In the assembly of those who sit as his Judges, the Citizen might possibly descry no enemies: but neither would he see any Man whom a similiarity of circumstances might engage to take a concern in his fate: and their rank, especially when joined with their numbers, would appear to him, to lift them above that which over-awes injustice, where the law has been unable to secure any other check, I mean the reproaches of the Public.

And these his fears would be considerably heightened, if, by the admission of the Jurisprudence received among certain Nations, he beheld those Tribunals, already so formidable, wrap themselves up in mystery, and be made, as it were, inaccessible (a) .

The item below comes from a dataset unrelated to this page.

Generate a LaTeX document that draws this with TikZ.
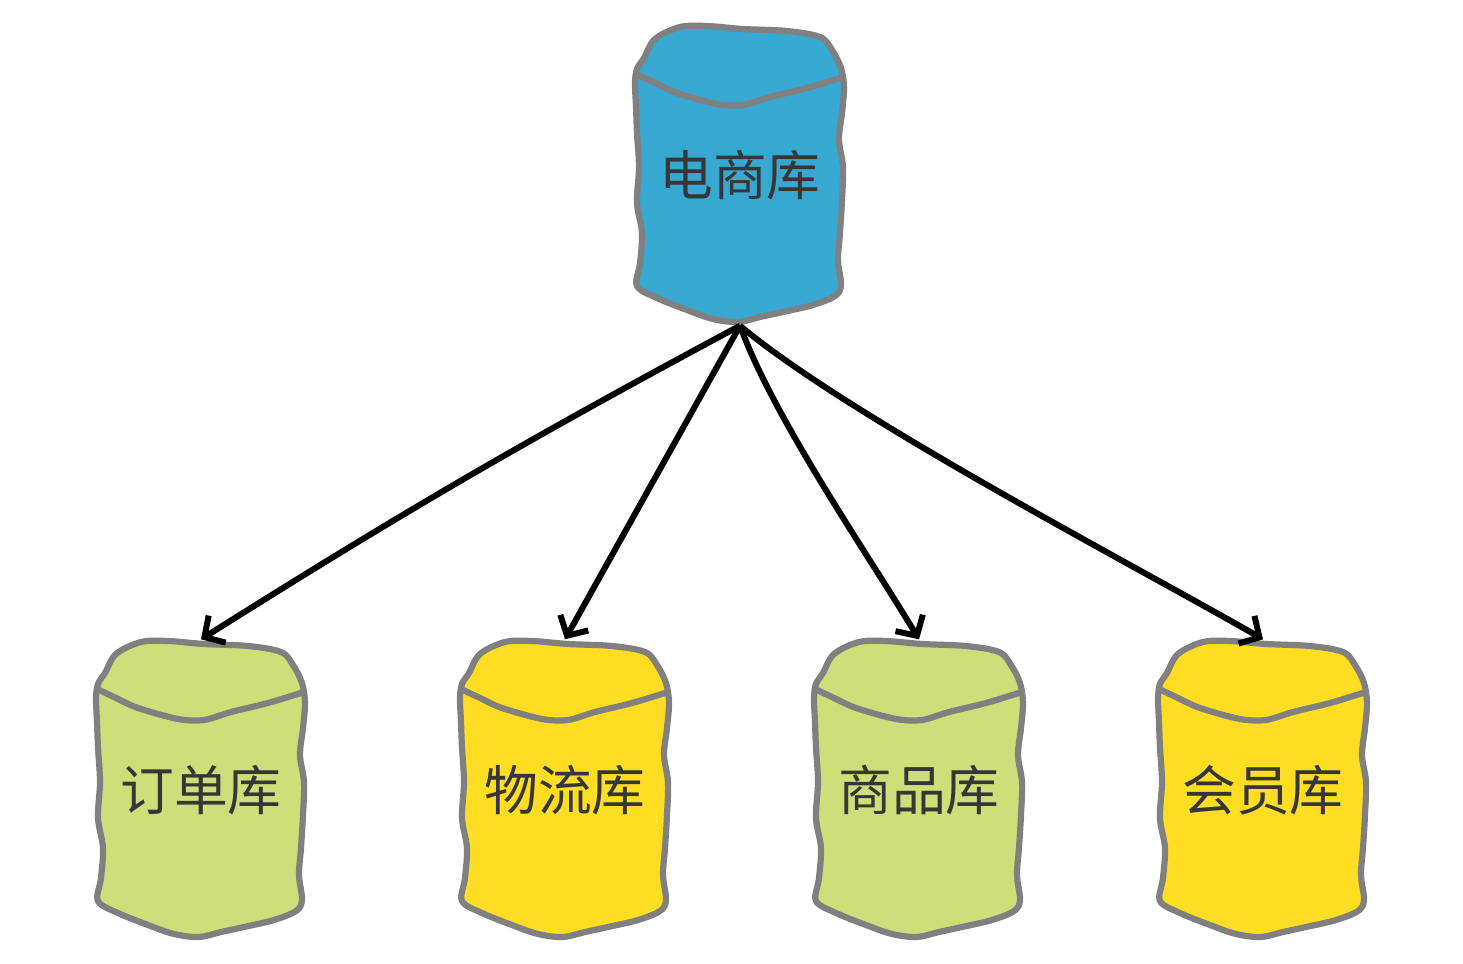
\documentclass[tikz,border=0pt]{standalone}
\usepackage{fontspec}
\newfontfamily\cjk{Noto Sans CJK SC}
\usetikzlibrary{arrows.meta}
\definecolor{shopblue}{HTML}{36A8D2}
\definecolor{leafgreen}{HTML}{CEDF7A}
\definecolor{sunyellow}{HTML}{FFDD22}
\definecolor{rimgray}{HTML}{808080}
\definecolor{inkgray}{HTML}{363636}
\tikzset{
	rim/.style={draw=rimgray, line width=0.062cm, line join=round},
	dbname/.style={minimum width=2.1cm, minimum height=3cm, inner sep=0pt, text=inkgray, font=\cjk\fontsize{15.3}{18}\selectfont},
	link/.style={black, line width=0.06cm, -{Straight Barb[length=1.5mm, width=3.2mm, line width=0.06cm]}}
}
\def\dbcan[#1](#2)(#3)#4{
	\draw[rim, fill=#1, shift={(#3)}] plot[smooth cycle, tension=0.55] coordinates {(-1.05,0.92) (-1.03,1.06) (-0.96,1.17) (-0.85,1.36) (-0.60,1.48) (-0.33,1.49) (0.03,1.46) (0.47,1.44) (0.80,1.38) (0.92,1.25) (1.01,1.07) (1.04,0.87) (1.02,0.62) (0.99,0.35) (1.03,0.08) (1.02,-0.25) (1.00,-0.58) (0.98,-0.85) (1.01,-1.10) (0.95,-1.21) (0.73,-1.30) (0.43,-1.37) (0.20,-1.42) (-0.02,-1.47) (-0.27,-1.44) (-0.53,-1.35) (-0.83,-1.23) (-1.03,-1.11) (-1.00,-0.88) (-0.98,-0.58) (-1.03,-0.28) (-1.01,0.08) (-1.03,0.42) (-1.04,0.68)};
	\draw[rim, shift={(#3)}] plot[smooth, tension=0.5] coordinates {(-1.04,1.01) (-0.87,0.93) (-0.63,0.82) (-0.23,0.71) (0.03,0.70) (0.30,0.78) (0.67,0.87) (1.03,0.98)};
	\node[dbname] (#2) at (#3) {#4};
}

\begin{document}
\begin{tikzpicture}
	%%%%% START %%%%%
	\useasboundingbox (0, 0) rectangle (14.63, 9.63);
	
	\dbcan[shopblue](shop)(7.40, 7.88){电商库}
	
	\dbcan[leafgreen](order)(2.01, 1.73){订单库}
	\dbcan[sunyellow](logistics)(5.65, 1.73){物流库}
	\dbcan[leafgreen](goods)(9.19, 1.73){商品库}
	\dbcan[sunyellow](member)(12.63, 1.73){会员库}
	
	\draw[link] (shop.south) to[bend right=2] (order.north);
	\draw[link] (shop.south) -- (logistics.north);
	\draw[link] (shop.south) to[out=-70, in=121, looseness=0.7] (goods.north);
	\draw[link] (shop.south) to[out=-40, in=150, looseness=0.6] (member.north);
	%%%%% END %%%%%
\end{tikzpicture}
\end{document}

He could not think, without dismay, of those vast prisons within which he is one day perhaps to be immured—of those proceedings, unknown to him, through which he is to pass—of that total seclusion from the society of other Men—nor of those long and secret examinations, in which, abandoned wholly to himself, he will have nothing but a passive defence to oppose to the artfully varied questions of Men whose intentions he shall at least mistrust, and in which, his spirits broken down by solitude, shall receive no support, either from the counsels of his friends, or the looks of those who shall offer up vows for his deliverance.

The security of the individual, and the consciousness of that security, being then equally essential to the enjoyment of liberty, and necessary for the preservation of it, these two points must never be left out of sight, in the establishment of a judicial power; and I conceive that they necessarily lead to the following maxims.

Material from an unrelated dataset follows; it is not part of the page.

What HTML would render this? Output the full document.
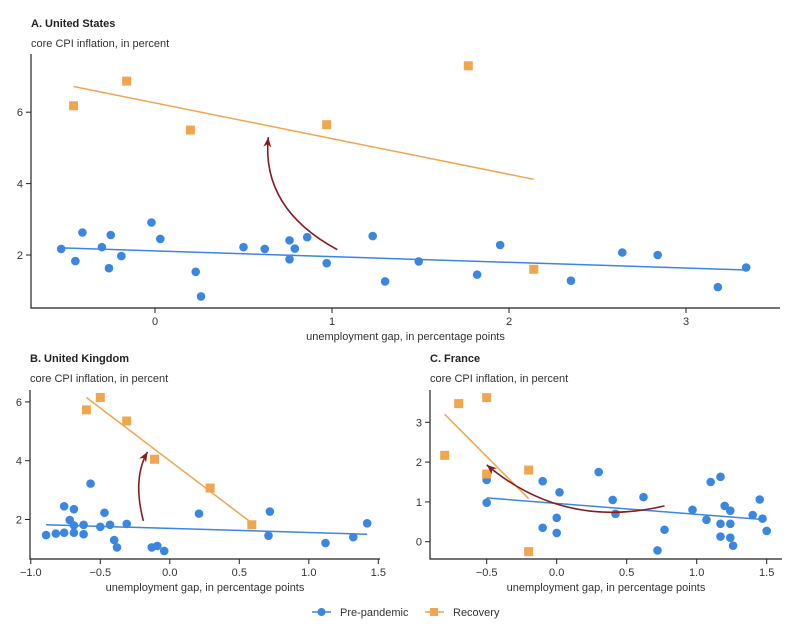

In the first place I shall remind the reader of what has been laid down above, that the judicial authority ought never to reside in an independent Body; still less in him who is already the trustee of the executive power.

Secondly, the party accused ought to be provided with every possible means of defence. Above all things, the whole proceedings ought to be public. The Courts, and their different forms, must be such as to inspire respect, but never terror; and the cases ought to be so accurately ascertained, the limits so clearly marked, as that neither the executive power, nor the Judges, may ever hope to transgress them with impunity.

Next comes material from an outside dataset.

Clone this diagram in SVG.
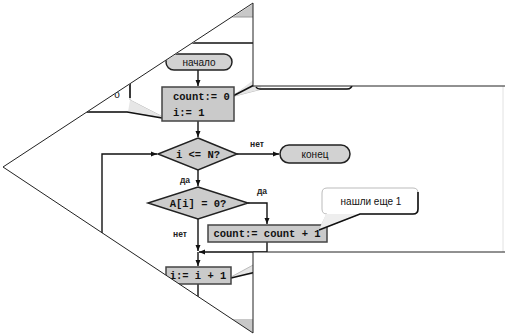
<svg xmlns="http://www.w3.org/2000/svg" width="505" height="336" viewBox="0 0 505 336">
<defs>
<clipPath id="mask"><polygon points="253,4 3,167 253,333 253,252 505,252 505,86 253,86"/></clipPath>
<marker id="ah" viewBox="0 0 6 6" refX="6" refY="3" markerWidth="6" markerHeight="6" orient="auto" markerUnits="userSpaceOnUse"><path d="M0,0.5 L6,3 L0,5.5 Z" fill="#111"/></marker>
<style>
.term{fill:#d2d2d2;stroke:#222;stroke-width:1.5}
.proc{fill:#cacaca;stroke:#444;stroke-width:1.5}
.dec{fill:#cccccc;stroke:#222;stroke-width:1.5}
.code{font-family:"Liberation Mono",monospace;font-weight:bold;font-size:10.5px;fill:#111}
.lbl{font-family:"Liberation Sans",Arial,sans-serif;font-size:10px;fill:#111}
.sm{font-family:"Liberation Sans",Arial,sans-serif;font-size:8.5px;font-weight:bold;fill:#222}
.edge{fill:none;stroke:#111;stroke-width:1.4}
.call{fill:#fff;stroke:#bbb;stroke-width:1}
.calldark{fill:none;stroke:#111;stroke-width:1.6}
</style>
</defs>
<rect width="505" height="336" fill="#fff"/>
<g clip-path="url(#mask)">
<rect x="0" y="0" width="260" height="17" fill="#c8c8c8"/>
<line x1="0" y1="17" x2="260" y2="17" stroke="#999" stroke-width="1"/>
<rect x="0" y="319" width="260" height="17" fill="#c8c8c8"/>
<line x1="0" y1="43" x2="260" y2="43" stroke="#111" stroke-width="1.6"/>
<line x1="503" y1="86" x2="503" y2="252" stroke="#e2e2e2" stroke-width="1"/>
<g id="callout-left">
<path class="call" d="M0,60 H125 Q130,60 130,65 V100 L163,117 L128,112 H0 Z" fill="#fff"/>
<path d="M130,100 L163,117 L128,112 Z" fill="#e6e6e6"/>
<path class="calldark" d="M130,60 V98"/>
<path class="calldark" d="M0,112 H127 L162,118"/>
<text class="lbl" x="117" y="98" text-anchor="middle">о</text>
</g>
<g id="callout-top">
<path class="call" d="M260,40 H347 Q352,40 352,45 V84 Q352,89 347,89 H262 L231,97 L256,80 V45 Q256,40 260,40 Z"/>
<path d="M256,78 L231,97 L262,89 Z" fill="#e6e6e6"/>
<path class="calldark" d="M231,97 L258,83"/>
<path class="calldark" d="M352,84 Q352,89 347,89 H260 Q257,89 256,87"/>
</g>
<g id="callout-bottom">
<path d="M231,277 L258,262 L258,274 Z" fill="#e6e6e6"/>
<path d="M231,277 L255,264" stroke="#bbb" stroke-width="1" fill="none"/>
<path class="calldark" d="M231,278 L256,272"/>
</g>
<g id="connectors">
<path class="edge" d="M198,70 V86" marker-end="url(#ah)"/>
<path class="edge" d="M198,121 V137" marker-end="url(#ah)"/>
<path class="edge" d="M237,154 H279" marker-end="url(#ah)"/>
<path class="edge" d="M198,170 V186" marker-end="url(#ah)"/>
<path class="edge" d="M248,203 H267 V224" marker-end="url(#ah)"/>
<path class="edge" d="M198,219 V251" marker-end="url(#ah)"/>
<path class="edge" d="M267,242 V252 H199" marker-end="url(#ah)"/>
<path class="edge" d="M198,252 V266" marker-end="url(#ah)"/>
<path class="edge" d="M198,284 V310 H102 V154 H157" marker-end="url(#ah)"/>
</g>
<g id="start">
<rect class="term" x="166" y="54" width="66" height="16" rx="8"/>
<text class="lbl" x="199" y="65.5" text-anchor="middle">начало</text>
</g>
<g id="init">
<rect class="proc" x="162" y="87" width="72" height="34"/>
<text class="code" x="173" y="100">count:= 0</text>
<text class="code" x="173" y="116">i:= 1</text>
</g>
<g id="cond1">
<polygon class="dec" points="198,138 237,154 198,170 158,154"/>
<text class="code" x="198" y="158" text-anchor="middle">i &lt;= N?</text>
</g>
<g id="end">
<rect class="term" x="280" y="145" width="70" height="18" rx="9"/>
<text class="lbl" x="315" y="157.5" text-anchor="middle">конец</text>
</g>
<g id="cond2">
<polygon class="dec" points="198,187 248,203 198,219 148,203"/>
<text class="code" x="198" y="207" text-anchor="middle">A[i] = 0?</text>
</g>
<g id="inc-count">
<rect class="proc" x="208" y="225" width="119" height="17"/>
<text class="code" x="267" y="237" text-anchor="middle">count:= count + 1</text>
</g>
<g id="inc-i">
<rect class="proc" x="166" y="267" width="65" height="17"/>
<text class="code" x="198" y="279" text-anchor="middle">i:= i + 1</text>
</g>
<g id="labels">
<text class="sm" x="257" y="147" text-anchor="middle">нет</text>
<text class="sm" x="185" y="183" text-anchor="middle">да</text>
<text class="sm" x="262" y="194" text-anchor="middle">да</text>
<text class="sm" x="180" y="237" text-anchor="middle">нет</text>
</g>
<g id="callout-found">
<path class="call" d="M327,188 H413 Q418,188 418,193 V209 Q418,214 413,214 H360 L319,230 L327,214 Q322,214 322,209 V193 Q322,188 327,188 Z"/>
<path d="M326,214 L319,230 L360,214 Z" fill="#eee"/>
<path class="calldark" d="M418,192 V209 Q418,214 413,214 H360 L319,230"/>
<text class="lbl" x="371" y="205" text-anchor="middle" font-size="11px">нашли еще 1</text>
</g>
</g>
<polyline points="505,86 253,86 253,3 3,167 253,333 253,252 505,252" fill="none" stroke="#222" stroke-width="1"/>
</svg>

In fine, since we must absolutely pay a price for the advantage of living in society, not only by relinquishing some share of our natural liberty (a surrender which, in a wisely framed Government, a wise Man will make without reluctance) but even also by resigning part of even our personal security, in a word, since all judicial power is an evil, though a necessary one, no care should be omitted to reduce as far as possible the dangers of it.

And as there is however a period at which the prudence of Man must stop, at which the safety of the individual must be given up, and the law is to resign him over to the judgment of a few persons, that is, to speak plainly, to a decision in some sense arbitrary, it is necessary that this law should narrow as far as possible this sphere of peril, and so order matters, that when the subject shall happen to be summoned to the decision of his fate by the fallible conscience of a few of his fellow-creatures, he may always find in them advocates, and never adversaries.

[(a) ]By the word Prince, I mean those who, under whatever appellation and in whatever Government it may be, are at the head of public affairs.

[(a) ]If there were any person who charged me with calumniating human Nature, for it is her alone I am accusing here, I would desire him to cast his eyes on the History of a Lewis XI.—of a Richelieu, and, above all, on that of England before the Revolution: he would see the arts and activity of Government increase, in proportion as it gradually lost its means of oppression. [[De Lolme’s examples—the government of France under King Louis XI (1461–83) and under Cardinal Richelieu’s leadership (1624–42), and the government of England before 1688—illustrate the general tendency of sovereigns to expand and consolidate political power beyond established legal boundaries.

]]

[(a) ]The above observations are in a great measure meant to allude to the French Parlemens, and particularly that of Paris, which forms such a considerable Body as to have been once summoned as a fourth Order to the General Estates of the kingdom. The weight of that body, increased by the circumstance of the Members holding their places for life, has in general been attended with the advantage just mentioned, of placing them above being over-awed by private individuals in the administration either of civil or criminal Justice; it has even rendered them so difficult to be managed by the Court, that the Ministers have been at times obliged to appoint particular Judges, or Commissaries, to try such Men as they had resolved to ruin.

These, however, are only local advantages, and relative to the nature of the French Government, which is an uncontrouled Monarchy, with considerable remains of Aristocracy. But in a free State, such a powerful Body of Men, vested with the power of deciding on the life, honour, and property, of the Citizens, would, as will be presently shewn, be productive of very dangerous political consequences; and the more so, if such Judges had, as is the case all over the world, except here, the power of deciding upon the matter of law, and the matter of fact.

[(a) ]An allusion is made here to the secrecy with which the proceedings, in the administration of criminal Justice, are to be carried on, according to the rules of the civil law, which in that respect are adopted over all Europe. As soon as the prisoner is committed, he is debarred of the sight of every body, till he has gone through his several examinations. One or two Judges are appointed to examine him, with a Clerk to take his answers in writing; and he stands alone before them in some private room in the prison. The witnesses are to be examined apart, and he is not admitted to see them till their evidence is closed: they are then confronted together before all the Judges, to the end that the witnesses may see if the prisoner is really the Man they meant in giving their respective evidences, and that the prisoner may object to such of them as he shall think proper. This done, the depositions of those witnesses who are adjudged upon trial to be exceptionable, are set aside: the depositions of the others are to be laid before the Judges, as well as the answers of the prisoner, who has been previously called upon to confirm or deny them in their presence; and a copy of the whole is delivered to him, that he may, with the assistance of a Counsel, which is now granted him, prepare for his justification. The judges are, as has been said before, to decide both upon the matter of law and the matter of fact, as well as upon all incidents that may arise during the course of the proceedings, such as admitting witnesses to be heard in behalf of the prisoner, &c.

This mode of criminal Judicature may be useful as to the bare discovering of truth, a thing which I do not propose to discuss here; but, at the same time, a prisoner is so completely delivered up into the hands of the Judges, who even can detain him almost at pleasure by multiplying or delaying his examinations, that, whenever it is adopted, Men are almost as much afraid of being accused, as of being guilty, and especially grow very cautious how they interfere in public matters. We shall see presently how the Trial by Jury, peculiar to the English Nation, is admirably adapted to the nature of a free State.